Aux grands récits planificateurs fondateurs, « On stoppe l’extension de la cité pour la qualifier dans son périmètre historique et on redéploie les nouveaux développements autour des bourgs anciens de la périphérie », les élus préfèrent refonder leur action sur un partage de conscience, une mobilisation collective autour d’un système d’action commun et de nouvelles formes de redistribution, comme en atteste le (modeste) fonds de péréquation.

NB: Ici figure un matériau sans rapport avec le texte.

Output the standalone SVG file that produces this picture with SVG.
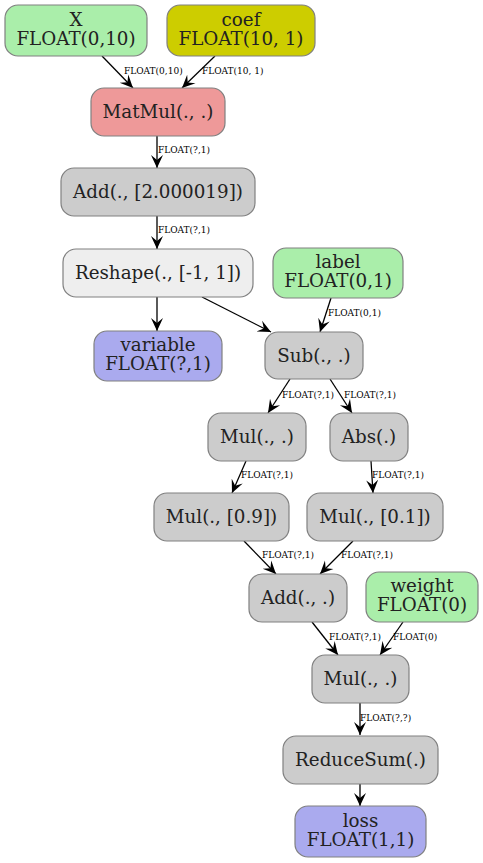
<svg xmlns="http://www.w3.org/2000/svg" width="483" height="863" viewBox="0 0 483 863">
<style>
.n{stroke:#808080;stroke-width:1.2}
.in{fill:#aaeeaa}
.co{fill:#cdcd00}
.mm{fill:#ee9999}
.op{fill:#cccccc}
.rs{fill:#eeeeee}
.out{fill:#aaaaee}
.t{font-family:"DejaVu Serif",serif;font-size:18.3px;fill:#222;text-anchor:middle}
.e{stroke:#000;stroke-width:1.3;fill:none;marker-end:url(#a)}
.l{font-family:"DejaVu Serif",serif;font-size:9px;fill:#000}
</style>
<defs>
<marker id="a" markerUnits="userSpaceOnUse" markerWidth="14" markerHeight="14" viewBox="0 0 14 14" refX="13" refY="7" orient="auto">
<path d="M0,1 L13,7 L0,13 L5,7 Z" fill="#000"/>
</marker>
</defs>
<rect width="483" height="863" fill="#fff"/>
<g id="connectors">
<line class="e" x1="102" y1="56" x2="133" y2="88"/>
<line class="e" x1="215" y1="56" x2="182" y2="88"/>
<line class="e" x1="157" y1="136" x2="157" y2="168"/>
<line class="e" x1="157" y1="216" x2="157" y2="249"/>
<line class="e" x1="157" y1="297" x2="157" y2="331"/>
<line class="e" x1="202" y1="297" x2="271" y2="332"/>
<line class="e" x1="331" y1="298" x2="320" y2="332"/>
<line class="e" x1="290" y1="379" x2="268" y2="413"/>
<line class="e" x1="330" y1="379" x2="352" y2="413"/>
<line class="e" x1="246" y1="461" x2="232" y2="493"/>
<line class="e" x1="371" y1="461" x2="373" y2="493"/>
<line class="e" x1="244" y1="541" x2="276" y2="574"/>
<line class="e" x1="353" y1="541" x2="320" y2="574"/>
<line class="e" x1="312" y1="622" x2="338" y2="655"/>
<line class="e" x1="403" y1="622" x2="380" y2="655"/>
<line class="e" x1="360" y1="703" x2="360" y2="735"/>
<line class="e" x1="360" y1="784" x2="360" y2="806"/>
<text class="l" x="124" y="74">FLOAT(0,10)</text>
<text class="l" x="202" y="74">FLOAT(10, 1)</text>
<text class="l" x="158" y="153">FLOAT(?,1)</text>
<text class="l" x="158" y="233">FLOAT(?,1)</text>
<text class="l" x="328" y="316">FLOAT(0,1)</text>
<text class="l" x="282" y="398">FLOAT(?,1)</text>
<text class="l" x="344" y="398">FLOAT(?,1)</text>
<text class="l" x="241" y="478">FLOAT(?,1)</text>
<text class="l" x="372" y="478">FLOAT(?,1)</text>
<text class="l" x="262" y="558">FLOAT(?,1)</text>
<text class="l" x="341" y="558">FLOAT(?,1)</text>
<text class="l" x="329" y="640">FLOAT(?,1)</text>
<text class="l" x="393" y="640">FLOAT(0)</text>
<text class="l" x="360" y="721">FLOAT(?,?)</text>
</g>
<g id="X"><rect class="n in" x="5" y="5" width="142" height="51" rx="13"/><text class="t" x="76" y="26">X</text><text class="t" x="76" y="45">FLOAT(0,10)</text></g>
<g id="coef"><rect class="n co" x="167" y="5" width="148" height="51" rx="13"/><text class="t" x="241" y="26">coef</text><text class="t" x="241" y="45">FLOAT(10, 1)</text></g>
<g id="matmul"><rect class="n mm" x="91" y="88" width="134" height="48" rx="13"/><text class="t" x="158" y="118">MatMul(., .)</text></g>
<g id="add1"><rect class="n op" x="61" y="168" width="194" height="48" rx="13"/><text class="t" x="158" y="198">Add(., [2.000019])</text></g>
<g id="reshape"><rect class="n rs" x="63" y="249" width="190" height="48" rx="13"/><text class="t" x="158" y="279">Reshape(., [-1, 1])</text></g>
<g id="label"><rect class="n in" x="273" y="248" width="130" height="50" rx="13"/><text class="t" x="338" y="268">label</text><text class="t" x="338" y="287">FLOAT(0,1)</text></g>
<g id="variable"><rect class="n out" x="94" y="331" width="128" height="50" rx="13"/><text class="t" x="158" y="351">variable</text><text class="t" x="158" y="370">FLOAT(?,1)</text></g>
<g id="sub"><rect class="n op" x="265" y="332" width="98" height="47" rx="13"/><text class="t" x="314" y="362">Sub(., .)</text></g>
<g id="mul1"><rect class="n op" x="208" y="413" width="98" height="48" rx="13"/><text class="t" x="257" y="443">Mul(., .)</text></g>
<g id="abs"><rect class="n op" x="330" y="413" width="78" height="48" rx="13"/><text class="t" x="369" y="443">Abs(.)</text></g>
<g id="mul09"><rect class="n op" x="154" y="493" width="135" height="48" rx="13"/><text class="t" x="221.5" y="523">Mul(., [0.9])</text></g>
<g id="mul01"><rect class="n op" x="307" y="493" width="136" height="48" rx="13"/><text class="t" x="375" y="523">Mul(., [0.1])</text></g>
<g id="add2"><rect class="n op" x="249" y="574" width="98" height="48" rx="13"/><text class="t" x="298" y="604">Add(., .)</text></g>
<g id="weight"><rect class="n in" x="366" y="572" width="112" height="50" rx="13"/><text class="t" x="422" y="592">weight</text><text class="t" x="422" y="611">FLOAT(0)</text></g>
<g id="mul2"><rect class="n op" x="312" y="655" width="97" height="48" rx="13"/><text class="t" x="360.5" y="685">Mul(., .)</text></g>
<g id="reducesum"><rect class="n op" x="283" y="736" width="155" height="48" rx="13"/><text class="t" x="360.5" y="766">ReduceSum(.)</text></g>
<g id="loss"><rect class="n out" x="295" y="806" width="131" height="51" rx="13"/><text class="t" x="360.5" y="827">loss</text><text class="t" x="360.5" y="846">FLOAT(1,1)</text></g>
</svg>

Ce mouvement traduit-il des ambitions plus modestes à un moment où la puissance de l’imprévisible s’impose à nous ? Caractérise-t-il un basculement entre système d’intentionnalité et dynamique de régulation ? Témoigne-t-il d’une remise en cause du modèle latin nécessairement prescriptif de la conception urbaine au profit d’un modèle plus anglo-saxon construit autour de l’évaluation des impacts ? Constitue-t-il le signe avant-coureur d’un passage de l’urbanisme comme politique publique à l’urbanisme comme politique de biens communs ?
En ce sens, Bologne porte, sans le dire, une critique somme toute assez radicale de la maîtrise urbaine et territoriale au profit d’approches plus souples, plus agiles et plus ouvertes de l’aménagement.